Canada’s scoring was fairly balanced on Saturday night as no one took over the game offensively, but Kia Nurse led the team with 14 points on 4/10 shooting, to go along with 2 rebounds and 2 assists. Natalie Achonwa scored 10 points in 26 minutes of action, on top of grabbing 6 boards in the losing effort. Laeticia Amihere made a difference off of the bench for the Canadians, scoring 10 points in just 17 minutes with an efficient 5/10 from the floor. One of the biggest struggles for Canada in the game was defensive rebounding, who could only muster 22 boards compared to the 33 for Spain.
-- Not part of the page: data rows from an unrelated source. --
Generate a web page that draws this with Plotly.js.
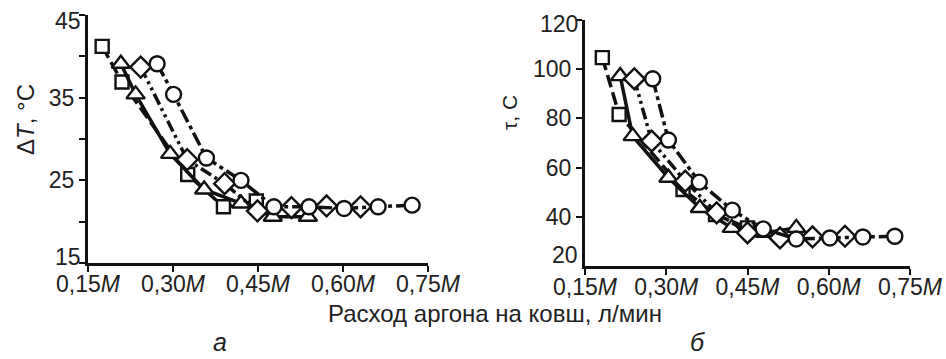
<!DOCTYPE html>
<html>
<head>
<meta charset="utf-8">
<script src="https://cdn.plot.ly/plotly-3.0.1.min.js"></script>
<style>html,body{margin:0;padding:0;background:#fff;}#chart{width:946px;height:359px;}</style>
</head>
<body>
<div id="chart"></div>
<script>
// x values are in units of M (ladle mass), argon flow, л/мин
// Panel а: ΔT, °C
const aSquareX = [0.175, 0.21, 0.326, 0.389, 0.447];
const aSquareY = [41.2, 36.9, 25.7, 21.8, 22.5];
const aTriangleX = [0.208, 0.234, 0.295, 0.355, 0.42, 0.476, 0.538];
const aTriangleY = [39.1, 35.4, 28.2, 23.9, 22.2, 20.6, 20.6];
const aDiamondX = [0.243, 0.325, 0.391, 0.449, 0.509, 0.571, 0.631];
const aDiamondY = [38.7, 27.5, 24.6, 21.3, 21.7, 21.9, 21.8];
const aCircleX = [0.272, 0.301, 0.359, 0.42, 0.478, 0.54, 0.602, 0.662, 0.722];
const aCircleY = [39.1, 35.4, 27.7, 25.0, 21.8, 21.8, 21.6, 21.8, 22.0];

// Panel б: τ, с
const bSquareX = [0.182, 0.213, 0.331, 0.391, 0.45];
const bSquareY = [104.7, 81.6, 51.1, 40.9, 35.5];
const bTriangleX = [0.215, 0.238, 0.304, 0.362, 0.421, 0.482, 0.54];
const bTriangleY = [97.2, 72.8, 55.9, 43.6, 35.5, 33.5, 35.5];
const bDiamondX = [0.241, 0.273, 0.335, 0.393, 0.45, 0.51, 0.57, 0.63];
const bDiamondY = [96.1, 70.8, 54.5, 41.6, 33.5, 31.4, 31.8, 32.1];
const bCircleX = [0.275, 0.304, 0.361, 0.422, 0.479, 0.54, 0.602, 0.663, 0.722];
const bCircleY = [96.1, 71.2, 54.1, 42.7, 35.1, 31.0, 31.4, 31.8, 32.1];

const xTickVals = [0.15, 0.30, 0.45, 0.60, 0.75];
const xTickText = ['0,15<i>M</i>', '0,30<i>M</i>', '0,45<i>M</i>', '0,60<i>M</i>', '0,75<i>M</i>'];
const aYTickVals = [15, 20, 25, 30, 35, 40, 45];
const aYTickText = ['', '', '25', '', '35', '', ''];
const aEdgeLabels = ['15', '45'];
const bYTickVals = [40, 60, 80, 100, 120];
const bYTickText = ['40', '60', '80', '100', ''];
const bEdgeLabels = ['20', '120'];

const FONT = 'Liberation Sans, Arial, sans-serif';
const TXT = '#222';
const styles = {
  square:   {symbol: 'square', size: 13, dash: '13px,5px'},
  triangle: {symbol: 'triangle-up', size: 16, dash: 'solid'},
  diamond:  {symbol: 'diamond', size: 16, dash: '12px,4px,3px,4px,3px,4px'},
  circle:   {symbol: 'circle', size: 15, dash: '14px,4px,4px,4px'}
};

function tr(x, y, st, xa, ya) {
  const s = styles[st];
  return {
    x: x, y: y, xaxis: xa, yaxis: ya, type: 'scatter', mode: 'lines+markers',
    line: {color: '#111', width: 3.5, dash: s.dash},
    marker: {symbol: s.symbol, size: s.size, color: '#fff', line: {color: '#111', width: 2.4}},
    showlegend: false, hoverinfo: 'skip', cliponaxis: false
  };
}

const data = [
  tr(aSquareX, aSquareY, 'square', 'x', 'y'),
  tr(aTriangleX, aTriangleY, 'triangle', 'x', 'y'),
  tr(aDiamondX, aDiamondY, 'diamond', 'x', 'y'),
  tr(aCircleX, aCircleY, 'circle', 'x', 'y'),
  tr(bSquareX, bSquareY, 'square', 'x2', 'y2'),
  tr(bTriangleX, bTriangleY, 'triangle', 'x2', 'y2'),
  tr(bDiamondX, bDiamondY, 'diamond', 'x2', 'y2'),
  tr(bCircleX, bCircleY, 'circle', 'x2', 'y2')
];

const W = 946, H = 359;
const px = v => v / W, py = v => (H - v) / H;

const axCommon = {
  showline: true, linecolor: '#111', linewidth: 3, showgrid: false, zeroline: false,
  ticks: 'outside', ticklen: 6, tickwidth: 2, tickcolor: '#111',
  tickfont: {family: FONT, size: 23, color: TXT}, fixedrange: true
};

function ann(text, x, y, size, extra) {
  return Object.assign({text: text, xref: 'paper', yref: 'paper', x: px(x), y: py(y),
    xanchor: 'center', yanchor: 'middle', showarrow: false,
    font: {family: FONT, size: size, color: TXT}}, extra || {});
}

const layout = {
  width: W, height: H,
  margin: {l: 0, r: 0, t: 0, b: 0},
  paper_bgcolor: '#fff', plot_bgcolor: '#fff',
  font: {family: FONT, color: TXT},
  xaxis: Object.assign({}, axCommon, {domain: [px(88), px(428)], range: [0.15, 0.75], tickvals: xTickVals, ticktext: xTickText, anchor: 'y', ticklabelstandoff: -8}),
  yaxis: Object.assign({}, axCommon, {domain: [py(263), py(15)], range: [15, 45], tickvals: aYTickVals, ticktext: aYTickText, anchor: 'x', ticklabelstandoff: 0}),
  xaxis2: Object.assign({}, axCommon, {domain: [px(585), px(910)], range: [0.15, 0.75], tickvals: xTickVals, ticktext: xTickText, anchor: 'y2', ticklabelstandoff: -8}),
  yaxis2: Object.assign({}, axCommon, {domain: [py(266), py(20)], range: [20, 120], tickvals: bYTickVals, ticktext: bYTickText, anchor: 'x2', ticklabelstandoff: 0}),
  annotations: [
    ann('Δ<i>T</i>, °C', 26, 120, 24, {textangle: -90}),
    ann('τ, С', 509, 113, 21, {textangle: -90}),
    ann(aEdgeLabels[0], 83, 257, 23, {xanchor: 'right'}),
    ann(aEdgeLabels[1], 83, 21, 23, {xanchor: 'right'}),
    ann(bEdgeLabels[0], 580, 255, 23, {xanchor: 'right'}),
    ann(bEdgeLabels[1], 580, 24, 23, {xanchor: 'right'}),
    ann('Расход аргона на ковш, л/мин', 495, 313, 24),
    ann('<i>а</i>', 220, 342, 25),
    ann('<i>б</i>', 697, 342, 25)
  ]
};

Plotly.newPlot('chart', data, layout, {staticPlot: true, displayModeBar: false});
</script>
</body>
</html>
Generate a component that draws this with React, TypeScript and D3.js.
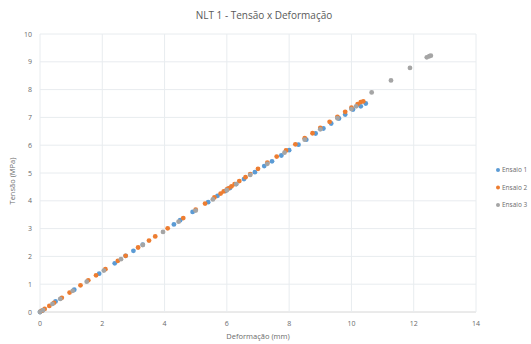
import { useEffect, useRef } from 'react';
import * as d3 from 'd3';

// Ensaio 1 (blue)
const ensaio1X = [0, 0.08, 0.5, 1.1, 1.9, 2.4, 2.75, 3.0, 3.3, 4.3, 4.5, 4.9, 5.4, 5.7, 5.95, 6.1, 6.3, 6.55, 6.9, 7.2, 7.45, 7.75, 8.0, 8.3, 8.55, 8.85, 9.1, 9.35, 9.6, 9.8, 10.05, 10.3, 10.46];
const ensaio1Y = [0, 0.05, 0.38, 0.8, 1.38, 1.75, 2.02, 2.2, 2.42, 3.15, 3.3, 3.6, 3.95, 4.18, 4.35, 4.46, 4.6, 4.78, 5.03, 5.25, 5.42, 5.63, 5.82, 6.02, 6.2, 6.42, 6.6, 6.78, 6.96, 7.1, 7.28, 7.4, 7.5];

// Ensaio 2 (orange)
const ensaio2X = [0.05, 0.15, 0.3, 0.45, 0.7, 0.95, 1.3, 1.55, 1.8, 2.1, 2.5, 2.75, 3.15, 3.5, 3.7, 4.1, 4.6, 5.0, 5.3, 5.6, 5.8, 5.9, 6.0, 6.05, 6.15, 6.25, 6.4, 6.6, 6.75, 7.0, 7.3, 7.6, 7.9, 8.2, 8.5, 8.75, 9.0, 9.3, 9.55, 9.8, 10.0, 10.2, 10.3, 10.38];
const ensaio2Y = [0.04, 0.11, 0.22, 0.33, 0.51, 0.7, 0.96, 1.14, 1.32, 1.54, 1.84, 2.02, 2.32, 2.57, 2.72, 3.01, 3.38, 3.68, 3.9, 4.12, 4.26, 4.34, 4.41, 4.45, 4.52, 4.6, 4.71, 4.85, 4.96, 5.15, 5.37, 5.59, 5.81, 6.03, 6.25, 6.43, 6.62, 6.84, 7.02, 7.2, 7.35, 7.48, 7.55, 7.58];

// Ensaio 3 (grey)
const ensaio3X = [0, 0.1, 0.4, 0.65, 1.05, 1.5, 2.05, 2.6, 3.3, 3.95, 4.45, 5.0, 5.55, 6.0, 6.3, 6.75, 7.3, 7.85, 8.5, 9.0, 9.55, 10.0, 10.15, 10.65, 11.27, 11.88, 12.42, 12.5, 12.55];
const ensaio3Y = [0, 0.07, 0.29, 0.47, 0.76, 1.09, 1.49, 1.9, 2.41, 2.88, 3.25, 3.65, 4.05, 4.38, 4.6, 4.93, 5.33, 5.73, 6.2, 6.57, 6.97, 7.3, 7.4, 7.9, 8.33, 8.78, 9.16, 9.2, 9.22];

const seriesNames = ['Ensaio 1', 'Ensaio 2', 'Ensaio 3'];
const seriesColors = ['#5B9BD5', '#ED7D31', '#A5A5A5'];
const xTicks = [0, 2, 4, 6, 8, 10, 12, 14];
const yTicks = [0, 1, 2, 3, 4, 5, 6, 7, 8, 9, 10];

const width = 531;
const height = 344;

export default function App() {
  const svgRef = useRef<SVGSVGElement>(null);

  useEffect(() => {
    if (!svgRef.current) return;
    const svg = d3.select(svgRef.current);
    svg.selectAll('*').remove();

    const left = 40, right = 476, top = 34, bottom = 312;
    const font = '"Open Sans", "Liberation Sans", sans-serif';
    const textColor = '#6b6b6b';

    const x = d3.scaleLinear().domain([0, 14]).range([left, right]);
    const y = d3.scaleLinear().domain([0, 10]).range([bottom, top]);

    svg.append('rect').attr('width', width).attr('height', height).attr('fill', '#fff');

    // Gridlines
    svg.append('g')
      .selectAll('line.h')
      .data(yTicks)
      .enter()
      .append('line')
      .attr('x1', left).attr('x2', right)
      .attr('y1', d => y(d)).attr('y2', d => y(d))
      .attr('stroke', d => (d === 0 ? '#d6d6d6' : '#e8ecef'))
      .attr('stroke-width', 1);

    svg.append('g')
      .selectAll('line.v')
      .data(xTicks)
      .enter()
      .append('line')
      .attr('x1', d => x(d)).attr('x2', d => x(d))
      .attr('y1', top).attr('y2', bottom)
      .attr('stroke', '#e8ecef')
      .attr('stroke-width', 1);

    // Tick labels
    svg.append('g')
      .selectAll('text')
      .data(yTicks)
      .enter()
      .append('text')
      .attr('x', left - 8)
      .attr('y', d => y(d) + 2.5)
      .attr('text-anchor', 'end')
      .style('font-family', font)
      .style('font-size', '7px')
      .attr('fill', textColor)
      .text(d => d);

    svg.append('g')
      .selectAll('text')
      .data(xTicks)
      .enter()
      .append('text')
      .attr('x', d => x(d))
      .attr('y', bottom + 14)
      .attr('text-anchor', 'middle')
      .style('font-family', font)
      .style('font-size', '7px')
      .attr('fill', textColor)
      .text(d => d);

    // Series
    const allSeries = [
      ensaio1X.map((v, i) => [v, ensaio1Y[i]]),
      ensaio2X.map((v, i) => [v, ensaio2Y[i]]),
      ensaio3X.map((v, i) => [v, ensaio3Y[i]]),
    ];

    // draw grey first is not Excel order; Excel draws 1, 2, 3
    allSeries.forEach((pts, si) => {
      svg.append('g')
        .selectAll('circle')
        .data(pts)
        .enter()
        .append('circle')
        .attr('cx', d => x(d[0]))
        .attr('cy', d => y(d[1]))
        .attr('r', 2.4)
        .attr('fill', seriesColors[si]);
    });

    // Title
    svg.append('text')
      .attr('x', 264)
      .attr('y', 19)
      .attr('text-anchor', 'middle')
      .style('font-family', font)
      .style('font-size', '10px')
      .attr('fill', '#595959')
      .text('NLT 1 - Tensão  x Deformação');

    // Axis titles
    svg.append('text')
      .attr('x', 258)
      .attr('y', 339)
      .attr('text-anchor', 'middle')
      .style('font-family', font)
      .style('font-size', '7.5px')
      .attr('fill', textColor)
      .text('Deformação (mm)');

    svg.append('text')
      .attr('transform', `translate(15,${(top + bottom) / 2 + 8}) rotate(-90)`)
      .attr('text-anchor', 'middle')
      .style('font-family', font)
      .style('font-size', '7.5px')
      .attr('fill', textColor)
      .text('Tensão (MPa)');

    // Legend
    const legend = svg.append('g');
    seriesNames.forEach((name, i) => {
      const ly = 170 + i * 17.5;
      legend.append('circle')
        .attr('cx', 498)
        .attr('cy', ly)
        .attr('r', 2)
        .attr('fill', seriesColors[i]);
      legend.append('text')
        .attr('x', 502)
        .attr('y', ly + 2.3)
        .style('font-family', font)
        .style('font-size', '6.5px')
        .attr('fill', textColor)
        .text(name);
    });
  }, []);

  return (
    <svg
      ref={svgRef}
      width={width}
      height={height}
      style={{ position: 'absolute', left: 0, top: 0, display: 'block' }}
    />
  );
}
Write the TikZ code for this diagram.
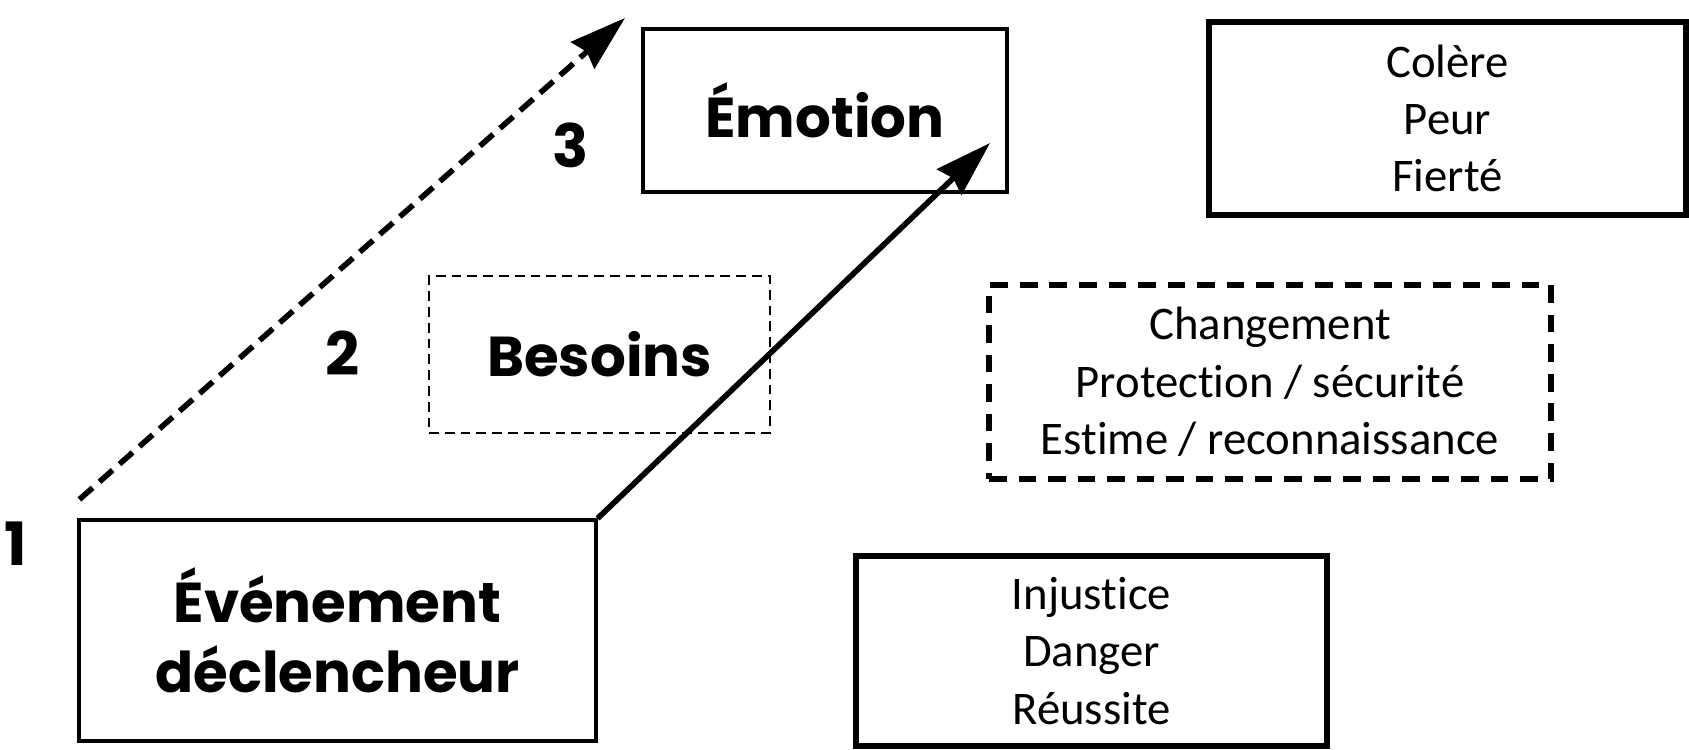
\documentclass[tikz,border=0pt]{standalone}
\usepackage{fontspec}
\setmainfont{Carlito}[Ligatures=NoCommon]
\newfontfamily\headfont{Poppins}
\usetikzlibrary{arrows.meta}

\begin{document}
\begin{tikzpicture}[
    stagebox/.style={draw, line width=0.9pt, align=center, inner sep=0pt,
      font=\headfont\bfseries\fontsize{16}{20}\selectfont},
    listbox/.style={draw, line width=1.5pt, align=center, inner sep=0pt,
      font=\fontsize{13.3}{16.3}\selectfont},
    stagenum/.style={font=\headfont\bfseries\fontsize{17}{20}\selectfont},
    bigarrow/.style={line width=1.6pt, -{Stealth[length=16pt,width=10pt,inset=1.5pt]}}
  ]
    \useasboundingbox (0,0) rectangle (16.89,7.49);
    % the three stages
    \node[stagebox, minimum width=5.17cm, minimum height=2.21cm] (event) at (3.375,1.185) {Événement\\déclencheur};
    \node[stagebox, line width=0.6pt, dash pattern=on 2.8pt off 1.7pt, minimum width=3.41cm, minimum height=1.57cm] (needs) at (5.995,3.945) {Besoins};
    \node[stagebox, minimum width=3.64cm, minimum height=1.63cm] (emotion) at (8.25,6.385) {Émotion};
    \node[stagenum] (num1) at (0.16,2.05) {1};
    \node[stagenum] (num2) at (3.43,3.96) {2};
    \node[stagenum] (num3) at (5.71,6.04) {3};
    \coordinate (dashtip) at (6.25,7.31);
    \coordinate (solidtip) at (9.90,6.06);
    \draw[bigarrow, dash pattern=on 5pt off 2.6pt] ([shift={(0.02,0.19)}]event.north west) -- (dashtip);
    \draw[bigarrow] (event.north east) -- (solidtip);
    % examples on the right
    \node[listbox, minimum width=4.77cm, minimum height=1.93cm] (feelings) at (14.475,6.305) {Colère\\Peur\\Fierté};
    \node[listbox, dash pattern=on 5pt off 3.4pt, minimum width=5.62cm, minimum height=1.94cm] (needlist) at (12.70,3.67) {Changement\\Protection / sécurité\\Estime / reconnaissance};
    \node[listbox, minimum width=4.71cm, minimum height=1.90cm] (triggers) at (10.915,0.98) {Injustice\\Danger\\Réussite};
\end{tikzpicture}
\end{document}
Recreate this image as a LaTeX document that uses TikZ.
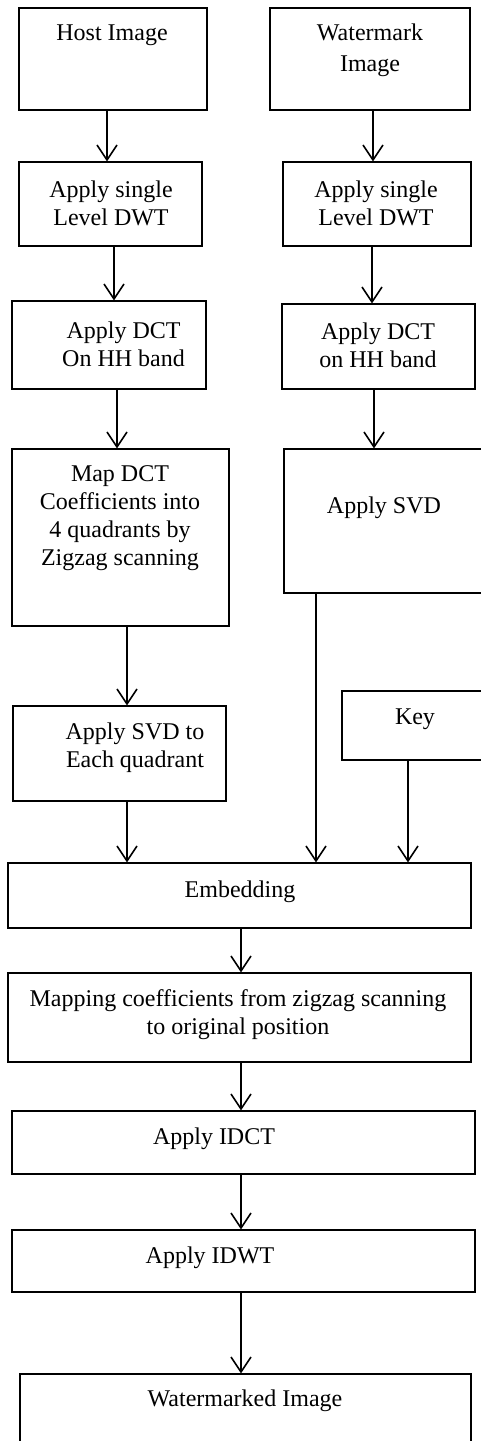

For Spain, it was the size up front that made the difference, as centre Astou Ndour-Fall dominated in her 36 minutes of action, finishing with a 20-point 11-rebound double-double on 9/11 shooting, along with 3 steals and 2 blocks. Guard Cristina Ouvina was also able to have her way with the Canadian defence, scoring 15 points and dishing 7 assists in the process. Spain was actually beaten 19-17 in terms of bench scoring, but the heavy minutes and impact of the starting 5 were too much to handle for Canada with 4 starters finishing with 8 points or more.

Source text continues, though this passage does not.